Retype each line of the listing below, from the first through the one holding "from matplotlib.patches import", with no other lines.

====== Available data

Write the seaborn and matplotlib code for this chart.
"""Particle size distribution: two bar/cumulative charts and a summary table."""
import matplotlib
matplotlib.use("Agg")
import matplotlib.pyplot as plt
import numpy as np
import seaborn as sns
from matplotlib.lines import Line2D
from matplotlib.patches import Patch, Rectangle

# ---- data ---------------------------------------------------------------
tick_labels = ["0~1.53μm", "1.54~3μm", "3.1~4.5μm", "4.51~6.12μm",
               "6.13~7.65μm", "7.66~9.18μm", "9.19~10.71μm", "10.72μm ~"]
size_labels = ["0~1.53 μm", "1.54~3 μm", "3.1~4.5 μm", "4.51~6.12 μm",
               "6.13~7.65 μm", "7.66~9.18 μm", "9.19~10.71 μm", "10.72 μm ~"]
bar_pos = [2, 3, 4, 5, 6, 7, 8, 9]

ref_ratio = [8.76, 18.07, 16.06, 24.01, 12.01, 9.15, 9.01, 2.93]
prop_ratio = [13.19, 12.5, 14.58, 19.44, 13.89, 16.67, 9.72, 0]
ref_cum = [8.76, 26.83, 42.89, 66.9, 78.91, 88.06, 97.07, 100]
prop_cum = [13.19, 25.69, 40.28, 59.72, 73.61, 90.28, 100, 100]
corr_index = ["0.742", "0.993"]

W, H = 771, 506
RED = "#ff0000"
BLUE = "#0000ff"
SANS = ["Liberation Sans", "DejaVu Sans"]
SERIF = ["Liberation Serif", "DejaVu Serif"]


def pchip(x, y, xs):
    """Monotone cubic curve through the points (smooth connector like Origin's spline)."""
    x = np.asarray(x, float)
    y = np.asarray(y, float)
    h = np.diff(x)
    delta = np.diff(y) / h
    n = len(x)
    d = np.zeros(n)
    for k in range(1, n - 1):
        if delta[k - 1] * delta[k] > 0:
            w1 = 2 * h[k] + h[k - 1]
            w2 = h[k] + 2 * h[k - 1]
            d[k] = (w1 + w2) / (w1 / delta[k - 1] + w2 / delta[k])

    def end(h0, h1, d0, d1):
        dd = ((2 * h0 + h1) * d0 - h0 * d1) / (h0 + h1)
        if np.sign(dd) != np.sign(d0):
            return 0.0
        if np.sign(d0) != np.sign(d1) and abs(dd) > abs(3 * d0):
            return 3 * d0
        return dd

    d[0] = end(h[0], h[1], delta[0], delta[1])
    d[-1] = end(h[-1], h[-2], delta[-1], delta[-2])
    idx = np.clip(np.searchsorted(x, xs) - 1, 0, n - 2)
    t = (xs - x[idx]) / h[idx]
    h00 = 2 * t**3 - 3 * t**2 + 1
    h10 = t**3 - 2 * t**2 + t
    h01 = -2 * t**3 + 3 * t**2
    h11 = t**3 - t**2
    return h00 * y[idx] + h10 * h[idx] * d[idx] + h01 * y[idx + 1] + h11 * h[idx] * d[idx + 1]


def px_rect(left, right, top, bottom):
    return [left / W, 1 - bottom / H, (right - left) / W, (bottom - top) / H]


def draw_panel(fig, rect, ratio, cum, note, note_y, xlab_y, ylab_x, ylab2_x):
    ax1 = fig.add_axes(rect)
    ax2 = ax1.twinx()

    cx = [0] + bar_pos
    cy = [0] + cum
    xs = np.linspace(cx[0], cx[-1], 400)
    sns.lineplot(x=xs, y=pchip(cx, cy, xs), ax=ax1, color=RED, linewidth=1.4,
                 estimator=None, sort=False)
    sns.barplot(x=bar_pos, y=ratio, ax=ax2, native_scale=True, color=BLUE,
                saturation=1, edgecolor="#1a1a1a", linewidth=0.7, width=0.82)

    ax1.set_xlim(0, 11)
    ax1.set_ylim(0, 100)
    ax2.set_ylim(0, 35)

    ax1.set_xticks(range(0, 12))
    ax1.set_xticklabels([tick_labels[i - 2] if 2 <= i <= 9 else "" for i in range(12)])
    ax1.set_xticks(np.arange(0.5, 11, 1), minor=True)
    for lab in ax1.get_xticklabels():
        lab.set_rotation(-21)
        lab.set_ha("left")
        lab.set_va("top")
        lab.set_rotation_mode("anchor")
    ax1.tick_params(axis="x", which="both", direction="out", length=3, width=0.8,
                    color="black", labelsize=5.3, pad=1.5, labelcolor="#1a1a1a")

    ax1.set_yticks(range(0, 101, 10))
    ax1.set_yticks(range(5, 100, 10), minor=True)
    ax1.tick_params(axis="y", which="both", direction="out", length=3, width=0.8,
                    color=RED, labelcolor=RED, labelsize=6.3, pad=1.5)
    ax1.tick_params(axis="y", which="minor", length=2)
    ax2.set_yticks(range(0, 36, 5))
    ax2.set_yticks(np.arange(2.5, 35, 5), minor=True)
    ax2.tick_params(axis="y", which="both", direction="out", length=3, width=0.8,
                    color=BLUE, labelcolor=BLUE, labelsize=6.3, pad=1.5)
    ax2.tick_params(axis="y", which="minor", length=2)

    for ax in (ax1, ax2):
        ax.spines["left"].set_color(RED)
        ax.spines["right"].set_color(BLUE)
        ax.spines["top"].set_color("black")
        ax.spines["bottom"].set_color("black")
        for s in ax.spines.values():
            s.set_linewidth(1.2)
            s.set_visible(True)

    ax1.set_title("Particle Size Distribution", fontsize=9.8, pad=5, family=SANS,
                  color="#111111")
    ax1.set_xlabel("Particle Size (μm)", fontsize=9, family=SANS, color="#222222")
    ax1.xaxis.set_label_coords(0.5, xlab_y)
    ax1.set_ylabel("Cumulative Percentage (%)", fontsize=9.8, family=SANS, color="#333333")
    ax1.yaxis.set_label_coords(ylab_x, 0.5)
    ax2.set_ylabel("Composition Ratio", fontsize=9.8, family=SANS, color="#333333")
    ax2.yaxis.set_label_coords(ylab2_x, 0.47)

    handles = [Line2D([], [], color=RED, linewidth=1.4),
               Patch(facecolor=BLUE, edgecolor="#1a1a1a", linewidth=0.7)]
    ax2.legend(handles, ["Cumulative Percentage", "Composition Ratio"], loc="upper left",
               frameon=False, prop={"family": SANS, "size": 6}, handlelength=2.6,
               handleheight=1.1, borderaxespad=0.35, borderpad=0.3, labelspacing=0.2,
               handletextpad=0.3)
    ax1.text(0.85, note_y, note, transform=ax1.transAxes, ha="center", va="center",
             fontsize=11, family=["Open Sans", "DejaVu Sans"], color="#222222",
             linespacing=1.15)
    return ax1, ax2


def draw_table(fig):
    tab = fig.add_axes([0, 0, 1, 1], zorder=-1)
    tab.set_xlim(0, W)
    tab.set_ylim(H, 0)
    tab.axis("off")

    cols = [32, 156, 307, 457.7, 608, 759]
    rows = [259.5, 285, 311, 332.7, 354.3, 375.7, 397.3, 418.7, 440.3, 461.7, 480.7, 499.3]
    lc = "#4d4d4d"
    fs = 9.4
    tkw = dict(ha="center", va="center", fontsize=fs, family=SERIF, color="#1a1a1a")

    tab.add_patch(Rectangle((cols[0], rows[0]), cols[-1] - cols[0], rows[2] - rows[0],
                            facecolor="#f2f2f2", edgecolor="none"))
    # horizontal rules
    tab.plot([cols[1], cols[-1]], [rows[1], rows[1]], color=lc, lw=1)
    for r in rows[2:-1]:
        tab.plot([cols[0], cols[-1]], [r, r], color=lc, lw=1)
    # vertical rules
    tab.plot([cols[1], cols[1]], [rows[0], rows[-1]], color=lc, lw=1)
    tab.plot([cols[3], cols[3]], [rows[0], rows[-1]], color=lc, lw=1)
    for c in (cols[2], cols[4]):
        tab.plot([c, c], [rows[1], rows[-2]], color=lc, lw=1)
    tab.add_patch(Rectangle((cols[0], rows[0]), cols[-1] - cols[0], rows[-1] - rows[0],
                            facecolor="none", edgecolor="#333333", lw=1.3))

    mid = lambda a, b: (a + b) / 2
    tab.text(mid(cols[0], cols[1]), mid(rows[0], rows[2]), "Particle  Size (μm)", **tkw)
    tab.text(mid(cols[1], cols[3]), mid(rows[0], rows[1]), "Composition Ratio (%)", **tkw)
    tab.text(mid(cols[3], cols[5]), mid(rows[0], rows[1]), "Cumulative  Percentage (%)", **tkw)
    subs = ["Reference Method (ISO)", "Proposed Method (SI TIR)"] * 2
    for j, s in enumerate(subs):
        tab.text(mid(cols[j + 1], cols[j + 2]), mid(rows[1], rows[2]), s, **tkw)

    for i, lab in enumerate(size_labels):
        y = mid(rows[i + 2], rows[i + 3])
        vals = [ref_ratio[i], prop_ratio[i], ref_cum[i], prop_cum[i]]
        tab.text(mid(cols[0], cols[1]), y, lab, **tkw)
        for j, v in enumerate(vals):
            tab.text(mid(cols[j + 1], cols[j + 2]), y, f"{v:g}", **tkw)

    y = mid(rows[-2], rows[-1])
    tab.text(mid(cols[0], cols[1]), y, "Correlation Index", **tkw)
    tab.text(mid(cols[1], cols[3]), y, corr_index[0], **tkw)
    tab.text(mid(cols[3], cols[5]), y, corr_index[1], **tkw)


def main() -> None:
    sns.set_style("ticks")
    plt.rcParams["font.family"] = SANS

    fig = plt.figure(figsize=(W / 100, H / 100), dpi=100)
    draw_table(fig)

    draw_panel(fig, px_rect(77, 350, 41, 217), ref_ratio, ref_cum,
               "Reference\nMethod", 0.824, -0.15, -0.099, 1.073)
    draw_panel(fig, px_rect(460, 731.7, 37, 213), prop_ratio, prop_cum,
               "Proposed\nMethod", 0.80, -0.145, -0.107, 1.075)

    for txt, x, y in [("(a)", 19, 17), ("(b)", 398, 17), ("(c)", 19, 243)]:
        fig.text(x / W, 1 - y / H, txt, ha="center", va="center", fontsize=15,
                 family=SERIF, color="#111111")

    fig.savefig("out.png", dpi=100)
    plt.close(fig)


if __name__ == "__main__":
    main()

============

▸ **Result of this exercise**
Write the seaborn and matplotlib code for this chart.
"""Particle size distribution: two bar/cumulative charts and a summary table."""
import matplotlib
matplotlib.use("Agg")
import matplotlib.pyplot as plt
import numpy as np
import seaborn as sns
from matplotlib.lines import Line2D
from matplotlib.patches import Patch, Rectangle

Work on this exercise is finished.